• Work required
The lines below are to be quoted exactly, from the first through the one that contains "const arrowTo = [167.4, 18.45];".

• Material
▬▬▬▬▬▬▬▬▬▬
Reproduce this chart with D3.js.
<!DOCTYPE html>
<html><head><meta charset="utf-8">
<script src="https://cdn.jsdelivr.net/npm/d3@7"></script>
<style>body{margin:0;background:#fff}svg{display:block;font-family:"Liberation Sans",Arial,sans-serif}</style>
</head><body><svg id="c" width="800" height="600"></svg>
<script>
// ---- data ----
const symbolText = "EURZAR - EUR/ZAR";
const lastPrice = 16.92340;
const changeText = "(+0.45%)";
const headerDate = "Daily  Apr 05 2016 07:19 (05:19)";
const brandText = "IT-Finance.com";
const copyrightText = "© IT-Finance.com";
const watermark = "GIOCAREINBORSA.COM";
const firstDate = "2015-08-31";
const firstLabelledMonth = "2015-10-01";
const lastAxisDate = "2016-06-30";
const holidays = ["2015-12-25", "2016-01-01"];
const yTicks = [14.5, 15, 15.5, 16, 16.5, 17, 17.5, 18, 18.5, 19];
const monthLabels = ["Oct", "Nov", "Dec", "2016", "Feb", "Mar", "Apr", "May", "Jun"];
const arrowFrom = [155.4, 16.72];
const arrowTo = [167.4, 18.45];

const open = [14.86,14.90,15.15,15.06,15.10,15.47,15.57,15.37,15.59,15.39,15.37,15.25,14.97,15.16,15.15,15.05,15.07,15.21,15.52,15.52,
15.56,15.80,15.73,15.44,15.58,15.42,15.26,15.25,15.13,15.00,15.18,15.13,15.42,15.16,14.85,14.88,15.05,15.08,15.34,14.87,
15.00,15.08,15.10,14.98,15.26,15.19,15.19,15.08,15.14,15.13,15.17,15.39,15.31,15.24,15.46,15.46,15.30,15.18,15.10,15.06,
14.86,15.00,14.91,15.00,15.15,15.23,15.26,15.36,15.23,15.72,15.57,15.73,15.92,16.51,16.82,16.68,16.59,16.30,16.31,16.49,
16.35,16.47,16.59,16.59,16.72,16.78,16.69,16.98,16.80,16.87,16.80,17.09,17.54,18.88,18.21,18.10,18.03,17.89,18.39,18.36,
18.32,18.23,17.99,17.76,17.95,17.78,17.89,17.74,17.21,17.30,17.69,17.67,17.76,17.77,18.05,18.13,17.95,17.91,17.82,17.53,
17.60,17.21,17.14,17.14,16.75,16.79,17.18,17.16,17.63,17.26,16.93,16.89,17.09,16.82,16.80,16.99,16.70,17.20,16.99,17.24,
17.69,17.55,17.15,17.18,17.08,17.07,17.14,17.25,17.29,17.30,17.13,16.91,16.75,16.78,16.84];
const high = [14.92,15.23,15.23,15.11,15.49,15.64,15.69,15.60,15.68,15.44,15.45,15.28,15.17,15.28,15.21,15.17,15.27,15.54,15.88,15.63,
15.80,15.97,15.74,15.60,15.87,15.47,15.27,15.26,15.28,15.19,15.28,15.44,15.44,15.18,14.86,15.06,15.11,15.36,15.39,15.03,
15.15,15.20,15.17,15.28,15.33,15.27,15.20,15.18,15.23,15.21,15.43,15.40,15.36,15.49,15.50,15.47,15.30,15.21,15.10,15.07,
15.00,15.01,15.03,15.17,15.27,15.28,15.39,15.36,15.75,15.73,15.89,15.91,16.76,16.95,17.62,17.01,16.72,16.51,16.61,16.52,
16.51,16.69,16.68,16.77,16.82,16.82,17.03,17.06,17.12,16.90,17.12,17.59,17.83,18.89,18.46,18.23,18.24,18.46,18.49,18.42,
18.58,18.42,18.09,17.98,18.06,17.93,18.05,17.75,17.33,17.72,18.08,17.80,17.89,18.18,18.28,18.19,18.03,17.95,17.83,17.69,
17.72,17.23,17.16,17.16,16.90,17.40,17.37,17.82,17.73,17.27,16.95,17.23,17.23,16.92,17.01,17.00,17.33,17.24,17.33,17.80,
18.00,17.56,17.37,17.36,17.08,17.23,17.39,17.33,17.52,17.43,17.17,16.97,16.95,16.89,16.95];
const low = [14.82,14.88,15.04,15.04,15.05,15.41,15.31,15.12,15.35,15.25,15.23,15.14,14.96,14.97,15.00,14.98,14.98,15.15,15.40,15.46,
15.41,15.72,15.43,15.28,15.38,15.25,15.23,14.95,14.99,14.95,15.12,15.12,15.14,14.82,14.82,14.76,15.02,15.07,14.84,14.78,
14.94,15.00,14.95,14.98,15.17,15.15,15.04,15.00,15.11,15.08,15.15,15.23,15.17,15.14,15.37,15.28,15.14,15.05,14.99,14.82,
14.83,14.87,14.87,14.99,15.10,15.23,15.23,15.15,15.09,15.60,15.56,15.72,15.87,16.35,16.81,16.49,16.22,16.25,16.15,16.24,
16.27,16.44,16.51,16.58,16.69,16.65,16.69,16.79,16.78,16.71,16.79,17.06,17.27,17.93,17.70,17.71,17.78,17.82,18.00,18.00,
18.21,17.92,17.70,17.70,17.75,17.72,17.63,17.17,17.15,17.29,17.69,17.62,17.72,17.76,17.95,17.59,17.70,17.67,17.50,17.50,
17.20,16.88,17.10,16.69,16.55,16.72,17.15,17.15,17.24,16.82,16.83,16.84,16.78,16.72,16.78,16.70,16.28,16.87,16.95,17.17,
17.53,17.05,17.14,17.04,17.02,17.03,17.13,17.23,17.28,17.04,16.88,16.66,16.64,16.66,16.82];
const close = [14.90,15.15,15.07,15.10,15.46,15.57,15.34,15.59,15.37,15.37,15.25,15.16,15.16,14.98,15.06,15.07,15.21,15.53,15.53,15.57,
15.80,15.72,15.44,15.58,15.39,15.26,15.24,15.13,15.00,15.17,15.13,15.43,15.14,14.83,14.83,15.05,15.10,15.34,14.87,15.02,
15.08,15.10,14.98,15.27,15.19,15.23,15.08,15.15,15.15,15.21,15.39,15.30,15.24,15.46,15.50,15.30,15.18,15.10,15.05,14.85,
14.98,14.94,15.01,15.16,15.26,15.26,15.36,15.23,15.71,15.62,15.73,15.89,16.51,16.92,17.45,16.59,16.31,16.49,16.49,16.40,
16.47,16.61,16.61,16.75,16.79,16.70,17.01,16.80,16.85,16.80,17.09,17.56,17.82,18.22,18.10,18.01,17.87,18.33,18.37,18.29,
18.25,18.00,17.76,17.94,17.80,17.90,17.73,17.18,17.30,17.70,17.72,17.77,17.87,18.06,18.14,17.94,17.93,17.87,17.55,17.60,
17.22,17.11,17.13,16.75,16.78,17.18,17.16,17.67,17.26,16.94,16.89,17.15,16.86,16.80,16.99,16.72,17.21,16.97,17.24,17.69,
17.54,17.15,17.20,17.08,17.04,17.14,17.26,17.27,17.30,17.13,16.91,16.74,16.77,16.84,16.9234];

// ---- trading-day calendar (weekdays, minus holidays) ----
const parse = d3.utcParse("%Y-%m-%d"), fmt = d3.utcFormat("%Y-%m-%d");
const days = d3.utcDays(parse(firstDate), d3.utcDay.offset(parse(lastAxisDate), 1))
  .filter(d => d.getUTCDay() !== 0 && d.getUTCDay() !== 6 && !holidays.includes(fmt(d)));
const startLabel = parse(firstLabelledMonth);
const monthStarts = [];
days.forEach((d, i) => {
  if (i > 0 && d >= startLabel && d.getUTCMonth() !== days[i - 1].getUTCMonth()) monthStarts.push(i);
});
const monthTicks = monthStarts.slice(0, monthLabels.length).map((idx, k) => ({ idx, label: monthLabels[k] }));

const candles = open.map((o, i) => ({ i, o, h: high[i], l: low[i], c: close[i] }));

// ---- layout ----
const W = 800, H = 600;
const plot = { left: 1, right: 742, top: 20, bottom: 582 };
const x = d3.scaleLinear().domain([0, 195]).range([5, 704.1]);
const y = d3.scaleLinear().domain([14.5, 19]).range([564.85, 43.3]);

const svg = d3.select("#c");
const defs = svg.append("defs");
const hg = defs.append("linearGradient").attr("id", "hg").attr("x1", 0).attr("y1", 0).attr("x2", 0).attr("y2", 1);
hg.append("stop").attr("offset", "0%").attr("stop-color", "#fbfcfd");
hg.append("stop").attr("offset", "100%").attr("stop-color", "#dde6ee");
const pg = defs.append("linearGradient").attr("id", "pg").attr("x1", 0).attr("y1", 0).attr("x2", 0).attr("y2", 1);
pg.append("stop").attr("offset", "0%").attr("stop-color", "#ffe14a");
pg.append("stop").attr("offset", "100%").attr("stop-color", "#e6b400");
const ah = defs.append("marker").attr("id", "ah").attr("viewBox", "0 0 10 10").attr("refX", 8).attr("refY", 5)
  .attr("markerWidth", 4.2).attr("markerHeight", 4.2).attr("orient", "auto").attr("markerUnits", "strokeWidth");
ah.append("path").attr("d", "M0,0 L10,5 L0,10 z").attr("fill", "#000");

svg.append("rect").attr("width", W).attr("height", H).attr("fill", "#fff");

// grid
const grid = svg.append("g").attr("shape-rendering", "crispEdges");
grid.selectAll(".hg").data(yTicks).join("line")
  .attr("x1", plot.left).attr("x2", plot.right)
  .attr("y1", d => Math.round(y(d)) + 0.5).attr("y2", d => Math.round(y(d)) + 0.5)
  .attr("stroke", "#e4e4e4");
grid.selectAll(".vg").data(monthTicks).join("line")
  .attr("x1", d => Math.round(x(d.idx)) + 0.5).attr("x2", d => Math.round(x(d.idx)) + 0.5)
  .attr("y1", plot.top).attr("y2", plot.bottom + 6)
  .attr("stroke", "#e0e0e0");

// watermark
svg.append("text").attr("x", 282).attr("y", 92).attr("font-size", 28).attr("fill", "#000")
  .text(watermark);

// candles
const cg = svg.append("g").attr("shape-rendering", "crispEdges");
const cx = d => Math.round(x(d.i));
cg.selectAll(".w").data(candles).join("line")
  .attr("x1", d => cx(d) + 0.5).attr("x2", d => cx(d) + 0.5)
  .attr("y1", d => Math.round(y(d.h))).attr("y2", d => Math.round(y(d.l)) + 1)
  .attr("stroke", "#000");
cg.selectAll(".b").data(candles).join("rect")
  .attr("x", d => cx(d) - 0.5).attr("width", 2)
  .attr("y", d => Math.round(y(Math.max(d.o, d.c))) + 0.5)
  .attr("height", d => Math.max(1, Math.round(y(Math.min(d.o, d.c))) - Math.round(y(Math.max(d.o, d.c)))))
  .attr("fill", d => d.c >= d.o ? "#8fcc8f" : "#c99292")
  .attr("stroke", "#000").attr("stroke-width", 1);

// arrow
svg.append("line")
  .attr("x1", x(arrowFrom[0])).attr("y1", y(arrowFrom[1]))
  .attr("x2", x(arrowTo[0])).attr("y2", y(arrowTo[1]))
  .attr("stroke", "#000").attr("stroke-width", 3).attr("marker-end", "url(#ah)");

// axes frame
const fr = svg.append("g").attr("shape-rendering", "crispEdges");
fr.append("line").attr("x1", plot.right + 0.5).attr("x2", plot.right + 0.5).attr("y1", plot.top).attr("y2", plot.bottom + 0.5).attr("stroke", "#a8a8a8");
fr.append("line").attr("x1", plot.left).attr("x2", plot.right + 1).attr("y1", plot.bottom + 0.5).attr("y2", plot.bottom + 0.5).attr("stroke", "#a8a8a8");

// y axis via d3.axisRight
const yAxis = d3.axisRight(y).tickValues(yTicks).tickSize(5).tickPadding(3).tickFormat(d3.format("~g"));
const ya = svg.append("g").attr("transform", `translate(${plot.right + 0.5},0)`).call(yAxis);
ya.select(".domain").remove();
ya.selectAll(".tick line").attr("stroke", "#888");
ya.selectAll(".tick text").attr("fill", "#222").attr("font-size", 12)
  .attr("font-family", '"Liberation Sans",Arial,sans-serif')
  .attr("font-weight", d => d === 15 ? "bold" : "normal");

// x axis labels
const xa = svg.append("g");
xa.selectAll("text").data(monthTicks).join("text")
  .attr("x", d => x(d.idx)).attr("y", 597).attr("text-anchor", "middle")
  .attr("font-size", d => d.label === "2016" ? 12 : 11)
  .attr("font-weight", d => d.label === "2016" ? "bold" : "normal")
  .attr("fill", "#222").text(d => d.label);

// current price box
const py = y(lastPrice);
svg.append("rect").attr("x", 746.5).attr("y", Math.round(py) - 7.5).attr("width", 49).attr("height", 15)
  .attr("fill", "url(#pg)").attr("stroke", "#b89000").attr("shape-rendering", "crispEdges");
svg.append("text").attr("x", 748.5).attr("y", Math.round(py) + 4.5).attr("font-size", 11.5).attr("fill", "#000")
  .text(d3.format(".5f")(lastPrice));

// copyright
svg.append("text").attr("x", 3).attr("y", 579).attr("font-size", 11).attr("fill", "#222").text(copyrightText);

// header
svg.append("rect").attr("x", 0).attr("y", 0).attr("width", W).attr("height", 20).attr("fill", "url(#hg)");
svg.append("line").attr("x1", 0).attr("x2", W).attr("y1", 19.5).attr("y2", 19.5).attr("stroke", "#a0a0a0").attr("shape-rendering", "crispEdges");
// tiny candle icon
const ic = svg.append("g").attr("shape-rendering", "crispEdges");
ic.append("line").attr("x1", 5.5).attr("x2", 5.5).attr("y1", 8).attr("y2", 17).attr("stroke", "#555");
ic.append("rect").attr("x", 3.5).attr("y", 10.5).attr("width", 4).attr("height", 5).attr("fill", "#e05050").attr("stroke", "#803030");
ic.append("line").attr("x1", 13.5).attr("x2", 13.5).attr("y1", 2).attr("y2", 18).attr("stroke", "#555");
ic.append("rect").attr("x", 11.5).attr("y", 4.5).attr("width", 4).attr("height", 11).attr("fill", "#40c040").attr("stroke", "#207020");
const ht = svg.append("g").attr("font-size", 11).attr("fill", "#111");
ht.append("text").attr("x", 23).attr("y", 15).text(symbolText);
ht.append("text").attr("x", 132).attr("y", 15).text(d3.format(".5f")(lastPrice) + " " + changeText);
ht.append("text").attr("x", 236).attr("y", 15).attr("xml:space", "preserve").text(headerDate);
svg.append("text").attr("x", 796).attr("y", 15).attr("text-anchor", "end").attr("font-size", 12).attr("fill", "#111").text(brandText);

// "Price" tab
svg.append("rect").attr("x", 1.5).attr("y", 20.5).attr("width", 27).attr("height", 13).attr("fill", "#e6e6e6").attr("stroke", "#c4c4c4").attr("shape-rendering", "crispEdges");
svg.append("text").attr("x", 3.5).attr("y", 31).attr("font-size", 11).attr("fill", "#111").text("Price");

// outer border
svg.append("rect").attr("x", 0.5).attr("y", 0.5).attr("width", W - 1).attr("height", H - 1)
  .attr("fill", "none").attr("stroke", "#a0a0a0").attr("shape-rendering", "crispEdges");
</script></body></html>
▬▬▬▬▬▬▬▬▬▬
• Response to the exercise
Reproduce this chart with D3.js.
<!DOCTYPE html>
<html><head><meta charset="utf-8">
<script src="https://cdn.jsdelivr.net/npm/d3@7"></script>
<style>body{margin:0;background:#fff}svg{display:block;font-family:"Liberation Sans",Arial,sans-serif}</style>
</head><body><svg id="c" width="800" height="600"></svg>
<script>
// ---- data ----
const symbolText = "EURZAR - EUR/ZAR";
const lastPrice = 16.92340;
const changeText = "(+0.45%)";
const headerDate = "Daily  Apr 05 2016 07:19 (05:19)";
const brandText = "IT-Finance.com";
const copyrightText = "© IT-Finance.com";
const watermark = "GIOCAREINBORSA.COM";
const firstDate = "2015-08-31";
const firstLabelledMonth = "2015-10-01";
const lastAxisDate = "2016-06-30";
const holidays = ["2015-12-25", "2016-01-01"];
const yTicks = [14.5, 15, 15.5, 16, 16.5, 17, 17.5, 18, 18.5, 19];
const monthLabels = ["Oct", "Nov", "Dec", "2016", "Feb", "Mar", "Apr", "May", "Jun"];
const arrowFrom = [155.4, 16.72];
const arrowTo = [167.4, 18.45];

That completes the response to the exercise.